In the end, 23 people were killed and another 27 wounded. At that time, the Luby’s shootings represented the worst mass murder in U.S. history.
Luby’s officials were going to close the business but Killeen residents urged them to let it re-open, so as not to give the gunman a final victory. Five months after the shootings, the cafeteria opened back up and stayed open for nine more years before permanently closing in September 2000. The building now is occupied by a Chinese food restaurant.
Morris, meanwhile, says dealing with the aftermath of his ordeal was difficult and lasted a long time. He said being in a gun battle and seeing all those casualties caused flashbacks to his time in Vietnam, where he served from 1967 to 1968.
“It affected me quite a bit. I was a crew chief mechanic and door gunner on a Huey helicopter and I was involved in quite a few tough situations. I got shot down five times. I got a bullet through my shirt, but I never got wounded.
“I was there for a year, and a lot of that flashed back. The first month after Luby’s, I had a constant VCR (videocassette recorder) in my head and all I could see were bodies laying on the floor.
“There were a lot of dreams at nighttime. Quite a few times I would be laying in bed, dreaming, and physically my body would jump completely out of the bed onto the floor. Sometimes I would find myself on the floor and my wife hollering at me, ‘Honey, what’s wrong?’

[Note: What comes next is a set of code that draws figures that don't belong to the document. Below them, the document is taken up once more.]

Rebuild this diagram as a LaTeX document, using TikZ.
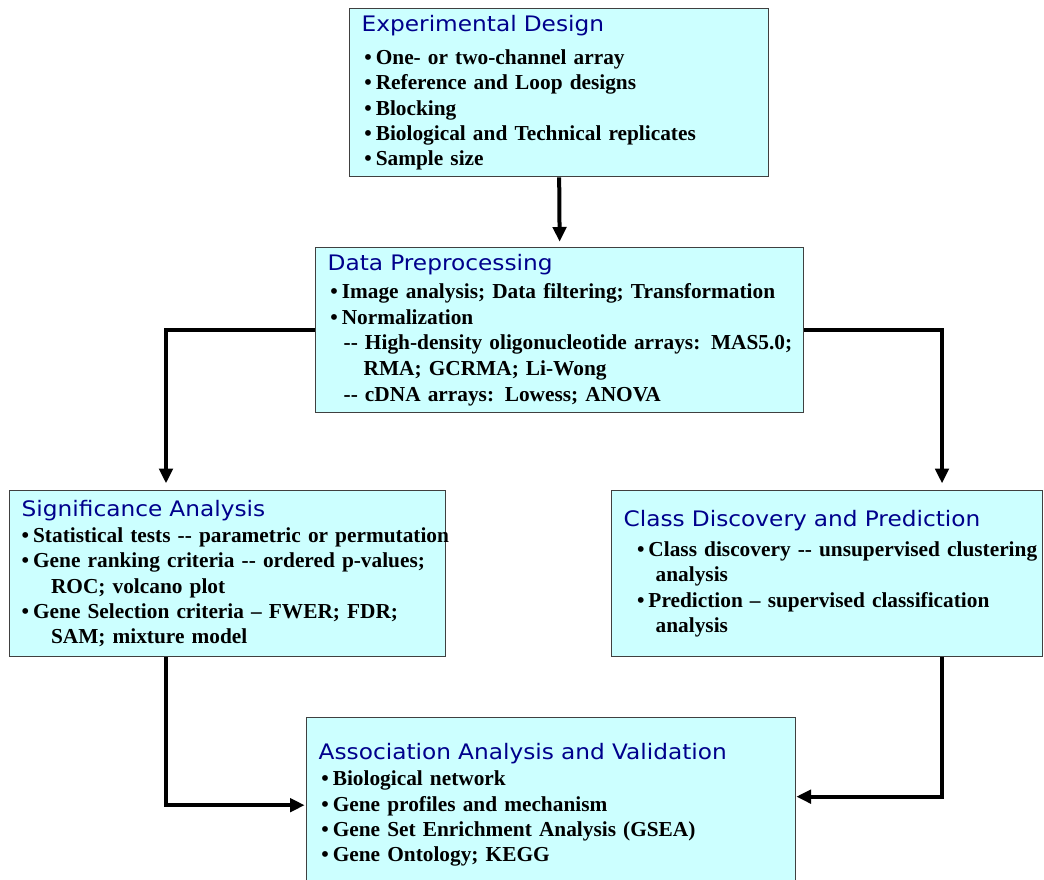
\documentclass[tikz,border=0pt]{standalone}
\usepackage{fontspec}
\setmainfont{Liberation Serif}
\newfontfamily\titlefont[FakeStretch=1.09]{DejaVu Sans}
\usetikzlibrary{arrows.meta,positioning,calc}

\definecolor{boxfill}{HTML}{CCFFFF}
\definecolor{titleblue}{HTML}{00008C}
\definecolor{boxline}{HTML}{404040}

\newcommand{\itm}[2][2pt]{\mbox{\hspace*{#1}\textbullet\hspace{3pt}#2}}
\newcommand{\cont}[2][22pt]{\mbox{\hspace*{#1}#2}}
\newcommand{\boxtitle}[1]{{\titlefont\mdseries\fontsize{16pt}{19pt}\selectfont\color{titleblue}#1}}

\begin{document}
\begin{tikzpicture}[x=0.75pt,y=-0.75pt,>={Triangle[length=11pt,width=10pt]}]
  \tikzstyle{box}=[draw=boxline,line width=1pt,fill=boxfill,anchor=north west,inner xsep=9pt,inner ysep=0pt,align=left,font=\fontsize{16pt}{19pt}\selectfont\bfseries]
  \tikzstyle{flow}=[line width=3pt,->]
  \useasboundingbox[fill=white] (0,0) rectangle (1044,879);

  \node[box,text width=296.25pt,minimum height=126pt] (design) at (349,8) {%
    \boxtitle{Experimental Design}\\[6pt]
    \itm{One- or two-channel array}\\
    \itm{Reference and Loop designs}\\
    \itm{Blocking}\\
    \itm{Biological and Technical replicates}\\
    \itm{Sample size}};
  \node[box,text width=348pt,minimum height=123.75pt] (prep) at (315,247) {%
    \boxtitle{Data Preprocessing}\\[1.8pt]
    \itm{Image analysis; Data filtering; Transformation}\\[0.3pt]
    \itm{Normalization}\\[0.3pt]
    \cont[12pt]{-{}- High-density oligonucleotide arrays: MAS5.0;}\\[0.3pt]
    \cont[27pt]{RMA; GCRMA; Li-Wong}\\[0.3pt]
    \cont[12pt]{-{}- cDNA arrays: Lowess; ANOVA}};
  \node[box,text width=309pt,minimum height=124.5pt] (signif) at (9,490) {%
    \boxtitle{Significance Analysis}\\[0.5pt]
    \itm[0pt]{Statistical tests -{}- parametric or permutation}\\
    \itm[0pt]{Gene ranking criteria -{}- ordered p-values;}\\
    \cont{ROC; volcano plot}\\
    \itm[0pt]{Gene Selection criteria \textendash{} FWER; FDR;}\\
    \cont{SAM; mixture model}};
  \node[box,text width=305.25pt,minimum height=124.5pt] (classd) at (611,490) {%
    \boxtitle{Class Discovery and Prediction}\\[3.5pt]
    \itm[10pt]{Class discovery -{}- unsupervised clustering}\\
    \cont[24pt]{analysis}\\
    \itm[10pt]{Prediction \textendash{} supervised classification}\\
    \cont[24pt]{analysis}};
  \node[box,text width=348.75pt,minimum height=131.25pt] (assoc) at (306,717) {%
    \boxtitle{Association Analysis and Validation}\\[0.5pt]
    \itm{Biological network}\\
    \itm{Gene profiles and mechanism}\\
    \itm{Gene Set Enrichment Analysis (GSEA)}\\
    \itm{Gene Ontology; KEGG}};

  % side columns of the flow
  \coordinate (lcol) at (166,329);
  \coordinate (rcol) at (942,329);

  \draw[flow,shorten >=4pt] (design.south) -- (prep.north);
  \draw[flow,shorten >=5pt] (prep.west) -| (lcol |- signif.north);
  \draw[flow,shorten >=5pt] (prep.east) -| (rcol |- classd.north);
  \draw[flow,shorten >=1pt] (lcol |- signif.south) |- (assoc.west);
  \draw[flow] (rcol |- classd.south) |- ([yshift=6.4pt]assoc.east);
\end{tikzpicture}
\end{document}
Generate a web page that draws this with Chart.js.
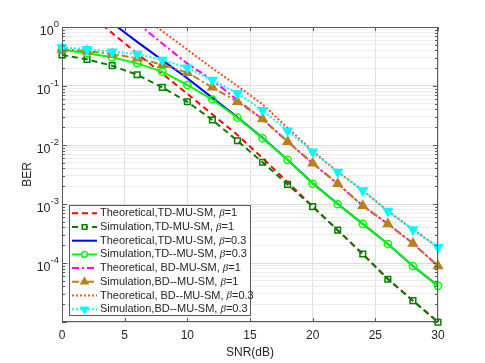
<!DOCTYPE html>
<html>
<head>
<meta charset="utf-8">
<script src="https://cdn.jsdelivr.net/npm/chart.js@4.4.1/dist/chart.umd.min.js"></script>
<style>
    html, body { margin: 0; padding: 0; background: #fff; }
    canvas { display: block; }
</style>
</head>
<body>
<canvas id="berChart" width="485" height="363"></canvas>
<script>
// SNR points (dB)
const snrSim = [0, 2, 4, 6, 8, 10, 12, 14, 16, 18, 20, 22, 24, 26, 28, 30];
const snrTheoTD1 = [2, 4, 6, 8, 10, 12, 14, 16, 18, 20, 22, 24, 26, 28, 30];
const snrTheoTD03 = [4, 6, 8, 10, 12, 14, 16, 18, 20, 22, 24, 26, 28, 30];
const snrTheoBD1 = [6, 8, 10, 12, 14, 16, 18, 20, 22, 24, 26, 28, 30];
const snrTheoBD03 = [6, 8, 10, 12, 14, 16, 18, 20, 22, 24, 26, 28, 30];

// BER values
const theoTD1 = [1.78, 0.79, 0.355, 0.162, 0.074, 0.033, 0.0148, 0.006, 0.00234, 9.1e-4, 3.6e-4, 1.41e-4, 5.4e-5, 2.3e-5, 1.0e-5];
const simTD1 = [0.335, 0.283, 0.221, 0.155, 0.095, 0.054, 0.0265, 0.0118, 0.0051, 0.00215, 9.0e-4, 3.6e-4, 1.42e-4, 5.3e-5, 2.3e-5, 9.9e-6];
const theoTD03 = [1.17, 0.56, 0.275, 0.135, 0.063, 0.0295, 0.0132, 0.0056, 0.00224, 1.0e-3, 4.6e-4, 2.1e-4, 8.9e-5, 4.1e-5];
const simTD03 = [0.41, 0.36, 0.306, 0.242, 0.175, 0.104, 0.059, 0.029, 0.013, 0.0056, 0.0022, 9.9e-4, 4.6e-4, 2.1e-4, 8.9e-5, 4.1e-5];
const theoBD1 = [1.17, 0.525, 0.24, 0.126, 0.0575, 0.0275, 0.0114, 0.0049, 0.0022, 9.3e-4, 4.6e-4, 2.15e-4, 8.9e-5];
const simBD1 = [0.42, 0.39, 0.35, 0.295, 0.23, 0.168, 0.095, 0.054, 0.0276, 0.0114, 0.0049, 0.0022, 9.3e-4, 4.6e-4, 2.15e-4, 8.9e-5];
const theoBD03 = [1.74, 0.85, 0.412, 0.2, 0.1, 0.049, 0.0195, 0.0079, 0.0035, 0.0017, 7.6e-4, 3.7e-4, 1.85e-4];
const simBD03 = [0.45, 0.42, 0.38, 0.35, 0.276, 0.204, 0.126, 0.075, 0.039, 0.0175, 0.0077, 0.0035, 0.0017, 7.6e-4, 3.7e-4, 1.85e-4];

// axis ticks
const xTicks = [0, 5, 10, 15, 20, 25, 30];
const yTickExponents = [0, -1, -2, -3, -4];

const seriesNames = [
    "Theoretical,TD-MU-SM, β=1",
    "Simulation,TD-MU-SM, β=1",
    "Theoretical,TD-MU-SM, β=0.3",
    "Simulation,TD--MU-SM, β=0.3",
    "Theoretical, BD-MU-SM, β=1",
    "Simulation,BD--MU-SM, β=1",
    "Theoretical, BD--MU-SM, β=0.3",
    "Simulation,BD--MU-SM, β=0.3"
];

const seriesX = [snrTheoTD1, snrSim, snrTheoTD03, snrSim, snrTheoBD1, snrSim, snrTheoBD03, snrSim];
const seriesY = [theoTD1, simTD1, theoTD03, simTD03, theoBD1, simBD1, theoBD03, simBD03];

const styles = [
    { color: "#ff0000", dash: [6, 4], marker: null },
    { color: "#007f00", dash: [6, 4], marker: "rect", radius: 4, fill: false },
    { color: "#0000ff", dash: [], marker: null },
    { color: "#00ff00", dash: [], marker: "circle", radius: 3.6, fill: false },
    { color: "#ff00ff", dash: [7, 3, 2, 3], marker: null },
    { color: "#b8801f", dash: [7, 3, 2, 3], marker: "triangle", radius: 5, fill: true },
    { color: "#f05020", dash: [2, 2], marker: null },
    { color: "#00ffff", dash: [2, 2], marker: "triangle", radius: 5, rotation: 180, fill: true }
];

const FONT = '"Liberation Sans", Arial, Helvetica, sans-serif';
const TEXT = "#262626";

const datasets = seriesNames.map((name, i) => {
    const s = styles[i];
    return {
        label: name,
        data: seriesX[i].map((x, j) => ({ x, y: seriesY[i][j] })),
        borderColor: s.color,
        backgroundColor: s.color,
        borderWidth: 2,
        borderDash: s.dash,
        pointStyle: s.marker || "circle",
        pointRadius: s.marker ? s.radius : 0,
        pointRotation: s.rotation || 0,
        pointBorderWidth: 1.5,
        pointBackgroundColor: s.fill ? s.color : "rgba(0,0,0,0)",
        pointBorderColor: s.color,
        tension: 0,
        order: seriesNames.length - i,
        clip: { left: 10, top: 0, right: 10, bottom: 10 }
    };
});

function strokeLine(ctx, x1, y1, x2, y2) {
    ctx.beginPath();
    ctx.moveTo(x1, y1);
    ctx.lineTo(x2, y2);
    ctx.stroke();
}

const axisDecor = {
    id: "axisDecor",
    afterDraw(chart) {
        const { ctx, chartArea: a, scales: { x, y } } = chart;
        ctx.save();
        ctx.strokeStyle = "#5a5a5a";
        ctx.lineWidth = 1;

        // inward ticks on all four sides
        y.ticks.forEach((t) => {
            const py = Math.round(y.getPixelForValue(t.value)) + 0.5;
            const len = t.major ? 5 : 3;
            strokeLine(ctx, a.left, py, a.left + len, py);
            strokeLine(ctx, a.right, py, a.right - len, py);
        });
        xTicks.forEach((v) => {
            const px = Math.round(x.getPixelForValue(v)) + 0.5;
            strokeLine(ctx, px, a.bottom, px, a.bottom - 4);
            strokeLine(ctx, px, a.top, px, a.top + 4);
        });
        ctx.strokeRect(a.left + 0.5, a.top + 0.5, a.right - a.left - 1, a.bottom - a.top - 1);

        // 10^n labels
        ctx.fillStyle = TEXT;
        ctx.textBaseline = "alphabetic";
        yTickExponents.forEach((e) => {
            const py = y.getPixelForValue(Math.pow(10, e));
            const sup = String(e);
            const right = a.left - 3;
            ctx.font = `9.5px ${FONT}`;
            const supW = ctx.measureText(sup).width;
            ctx.textAlign = "left";
            ctx.fillText(sup, right - supW, py - 0.5);
            ctx.font = `12.5px ${FONT}`;
            ctx.textAlign = "right";
            ctx.fillText("10", right - supW, py + 7.5);
        });
        ctx.restore();

        drawLegend(ctx);
    }
};

function drawLegend(ctx) {
    const box = { x: 69.5, y: 205.5, w: 181, h: 110 };
    ctx.save();
    ctx.fillStyle = "#fff";
    ctx.fillRect(box.x, box.y, box.w, box.h);
    ctx.strokeStyle = "#5a5a5a";
    ctx.lineWidth = 1;
    ctx.strokeRect(box.x, box.y, box.w, box.h);

    seriesNames.forEach((name, i) => {
        const s = styles[i];
        const cy = 213.3 + i * 13.7;
        ctx.strokeStyle = s.color;
        ctx.lineWidth = 2;
        ctx.setLineDash(s.dash);
        strokeLine(ctx, 72, cy, 97, cy);
        ctx.setLineDash([]);
        if (s.marker) {
            ctx.lineWidth = 1.5;
            ctx.fillStyle = s.fill ? s.color : "#fff";
            Chart.helpers.drawPoint(ctx, { pointStyle: s.marker, rotation: s.rotation || 0, radius: s.radius * 0.8, borderWidth: 1.5 }, 84.5, cy);
        }

        const [head, tail] = name.split("β");
        let tx = 100;
        ctx.fillStyle = TEXT;
        ctx.textAlign = "left";
        ctx.textBaseline = "middle";
        ctx.font = `11px ${FONT}`;
        ctx.fillText(head, tx, cy);
        tx += ctx.measureText(head).width;
        ctx.font = 'italic 11px "Liberation Serif", "Times New Roman", serif';
        ctx.fillText("β", tx, cy);
        tx += ctx.measureText("β").width;
        ctx.font = `11px ${FONT}`;
        ctx.fillText(tail, tx, cy);
    });
    ctx.restore();
}

function logTicks() {
    const ticks = [];
    for (let e = -5; e < 0; e += 1) {
        for (let m = 1; m <= 9; m += 1) ticks.push({ value: m * Math.pow(10, e), major: m === 1 });
    }
    ticks.push({ value: 1, major: true });
    return ticks;
}

new Chart(document.getElementById("berChart"), {
    type: "line",
    data: { datasets },
    plugins: [axisDecor],
    options: {
        responsive: false,
        animation: false,
        devicePixelRatio: 1,
        layout: { padding: { top: 27, right: 47, bottom: 0, left: 0 } },
        plugins: { legend: { display: false }, tooltip: { enabled: false } },
        scales: {
            x: {
                type: "linear",
                min: 0,
                max: 30,
                afterFit: (scale) => { scale.height = 41; },
                afterBuildTicks: (scale) => { scale.ticks = xTicks.map((v) => ({ value: v })); },
                ticks: { color: TEXT, font: { family: FONT, size: 12 }, padding: 6, maxRotation: 0 },
                grid: { color: "#e0e0e0", drawTicks: false },
                border: { display: false },
                title: { display: true, text: "SNR(dB)", color: TEXT, font: { family: FONT, size: 12 }, padding: { top: 0, bottom: 3 } }
            },
            y: {
                type: "logarithmic",
                min: 1e-5,
                max: 1,
                afterFit: (scale) => { scale.width = 62; },
                afterBuildTicks: (scale) => { scale.ticks = logTicks(); },
                ticks: { callback: () => "", autoSkip: false },
                grid: {
                    drawTicks: false,
                    color: (c) => (c.tick && c.tick.major ? "#dcdcdc" : "#ececec")
                },
                border: { display: false },
                title: { display: true, text: "BER", color: TEXT, font: { family: FONT, size: 12 }, padding: { top: 20, bottom: 0 } }
            }
        }
    }
});
</script>
</body>
</html>
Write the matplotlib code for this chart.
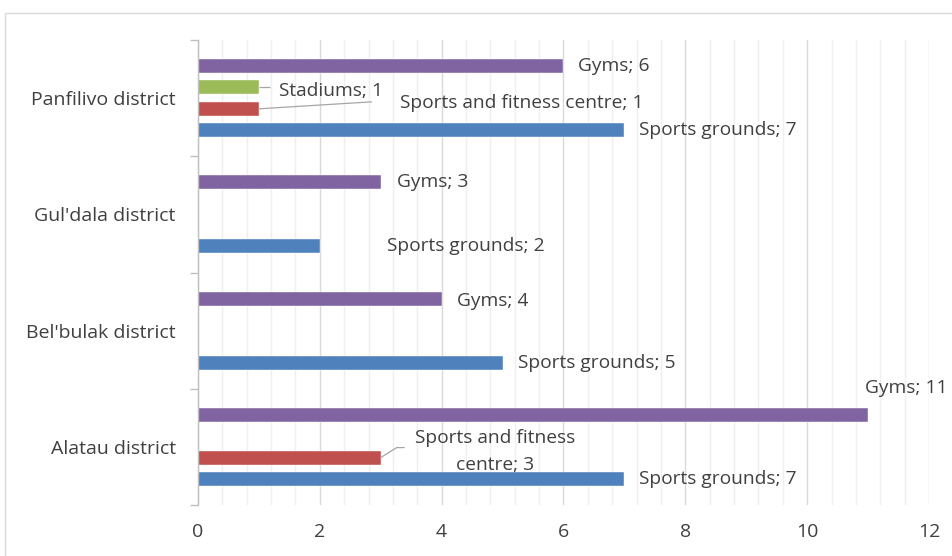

“I think a week after it happened, I was getting ready to go to work. We had another seminar at the hotel and when I woke up that morning, I started crying. It really bothered me, thinking about Vietnam and the stuff I seen there, and then this happened.
“People went in there that day to have a good time and then that happened.
“I didn’t know any of the victims (personally) at all. When I was going through there, there was one lady that was laying dead on the floor and she looked almost like my ex-wife, who used to go there for lunch a lot. That shook me up. It was Bosses’ Day and they ended up going to Red Lobster that day.
“There’s a lot of talk these days about gun control. But maybe if more people had a gun there at Luby’s, somebody could have stopped it.”